THE MARKETING ETHICS CASE: CONFLICT OF INTEREST
Recall that a conflict of interest scenario was presented to a sample of 205 marketing researchers and that 111 of these researchers disapproved of the actions taken.
a Let p be the proportion of all marketing researchers who disapprove of the actions taken in the conflict of interest scenario. Set up the null and alternative hypotheses needed to attempt to provide evidence supporting the claim that a majority (more than 50 percent) of all marketing researchers disapprove of the actions taken.
b Assuming that the sample of 205 marketing researchers has been randomly selected, use critical values and the previously given sample information to test the hypotheses you set up in part a at the .10, .05, .01, and .001 levels of significance. How much evidence is there that a majority of all marketing researchers disapprove of the actions taken?
c Suppose a random sample of 1,000 marketing researchers reveals that 540 of the researchers disapprove of the actions taken in the conflict of interest scenario. Use critical values to determine how much evidence there is that a majority of all marketing researchers disapprove of the actions taken.
d Note that in parts b and c the sample proportion is (essentially) the same. Explain why the results of the hypothesis tests in parts b and c differ.
9.72 Last year, television station WXYZ’s share of the 11 p.m. news audience was approximately equal to, but no greater than, 25 percent. The station’s management believes that the current audience share is higher than last year’s 25 percent share. In an attempt to substantiate this belief, the station surveyed a random sample of 400 11 p.m. news viewers and found that 146 watched WXYZ.
a Let p be the current proportion of all 11 p.m. 9.7 news viewers who watch WXYZ. Set up the null and alternative hypotheses needed to attempt to provide evidence supporting the claim that the current audience share for WXYZ is higher than last year’s 25 percent share.
b Use critical values and the following MINITAB output to test the hypotheses you set up in part a at the .10, .05, .01, and .001 levels of significance. How much evidence is there that the current audience share is higher than last year’s 25 percent share?
c Find the p-value for the hypothesis test in part b. Use the p-value to carry out the test by setting α equal to .10, .05, .01, and .001. Interpret your results.

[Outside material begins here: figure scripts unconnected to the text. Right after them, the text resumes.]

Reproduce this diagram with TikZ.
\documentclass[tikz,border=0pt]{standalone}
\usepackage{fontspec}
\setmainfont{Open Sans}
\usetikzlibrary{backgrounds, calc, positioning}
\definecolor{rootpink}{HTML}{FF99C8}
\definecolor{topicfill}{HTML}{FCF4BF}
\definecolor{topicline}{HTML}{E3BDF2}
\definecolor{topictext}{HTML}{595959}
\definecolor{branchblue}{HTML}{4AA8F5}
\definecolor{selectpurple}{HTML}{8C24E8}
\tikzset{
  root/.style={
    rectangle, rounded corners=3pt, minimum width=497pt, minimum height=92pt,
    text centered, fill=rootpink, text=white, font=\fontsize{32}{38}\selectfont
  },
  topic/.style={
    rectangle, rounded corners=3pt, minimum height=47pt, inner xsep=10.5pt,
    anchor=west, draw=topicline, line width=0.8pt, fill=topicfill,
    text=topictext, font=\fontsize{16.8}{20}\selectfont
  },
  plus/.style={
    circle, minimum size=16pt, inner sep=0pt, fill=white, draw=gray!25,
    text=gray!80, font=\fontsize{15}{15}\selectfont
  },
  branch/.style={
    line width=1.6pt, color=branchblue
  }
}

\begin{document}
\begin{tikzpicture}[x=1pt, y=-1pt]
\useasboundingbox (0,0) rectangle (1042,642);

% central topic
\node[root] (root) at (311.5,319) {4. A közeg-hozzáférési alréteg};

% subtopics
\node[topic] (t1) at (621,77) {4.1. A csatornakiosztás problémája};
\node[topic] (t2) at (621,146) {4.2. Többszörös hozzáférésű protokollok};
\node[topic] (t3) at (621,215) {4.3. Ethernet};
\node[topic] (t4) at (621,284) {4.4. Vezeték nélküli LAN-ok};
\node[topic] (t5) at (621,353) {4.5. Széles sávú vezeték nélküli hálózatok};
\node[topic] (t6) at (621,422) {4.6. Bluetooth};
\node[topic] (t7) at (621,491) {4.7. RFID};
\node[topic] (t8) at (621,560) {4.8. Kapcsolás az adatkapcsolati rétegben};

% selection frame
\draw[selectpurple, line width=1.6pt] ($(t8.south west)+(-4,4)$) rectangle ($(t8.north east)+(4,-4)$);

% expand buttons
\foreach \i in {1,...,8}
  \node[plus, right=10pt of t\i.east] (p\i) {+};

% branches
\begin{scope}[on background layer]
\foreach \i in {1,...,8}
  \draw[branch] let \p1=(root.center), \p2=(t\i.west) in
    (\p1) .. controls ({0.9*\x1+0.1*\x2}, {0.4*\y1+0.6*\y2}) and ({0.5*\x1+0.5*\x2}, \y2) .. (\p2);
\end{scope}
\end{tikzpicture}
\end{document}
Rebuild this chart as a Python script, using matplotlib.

d Do you think that the result of the station’s survey has practical importance? Why or why not?
9.73 In the book Essentials of Marketing Research, William R. Dillon, Thomas J. Madden, and Neil H. Firtle discuss a marketing research proposal to study day-after recall for a brand of mouthwash. To quote the authors:
The ad agency has developed a TV ad for the introduction of the mouthwash. The objective of the ad is to create awareness of the brand. The objective of this research is to evaluate the awareness generated by the ad measured by aided- and unaided-recall scores.
A minimum of 200 respondents who claim to have watched the TV show in which the ad was aired the night before will be contacted by telephone in 20 cities.
The study will provide information on the incidence of unaided and aided recall.
Suppose a random sample of 200 respondents shows that 46 of the people interviewed were able to recall the commercial without any prompting (unaided recall).
a In order for the ad to be considered successful, the percentage of unaided recall must be above the category norm for a TV commercial for the product class. If this norm is 18 percent, set up the null and alternative hypotheses needed to attempt to provide evidence that the ad is successful.
b Use the previously given sample information to compute the p-value for the hypothesis test you set up in part a. Use the p-value to carry out the test by setting α equal to .10, .05, .01, and .001. How much evidence is there that the TV commercial is successful?
c Do you think the result of the ad agency’s survey has practical importance? Explain your opinion.
9.74 Quality Progress, February 2005, reports on the results achieved by Bank of America in improving customer satisfaction and customer loyalty by listening to the ‘voice of the customer’. A key measure of customer satisfaction is the response on a scale from 1 to 10 to the question: “Considering all the business you do with Bank of America, what is your overall satisfaction with Bank of America?”4 Suppose that a random sample of 350 current customers results in 195 customers with a response of 9 or 10 representing ‘customer delight.’
a Let p denote the true proportion of all current Bank of America customers who would respond with a 9 or 10, and note that the historical proportion of customer delight for Bank of America has been .48. Calculate the p-value for testing H0: p = .48 versus Ha: p > .48. How much evidence is there that p exceeds .48?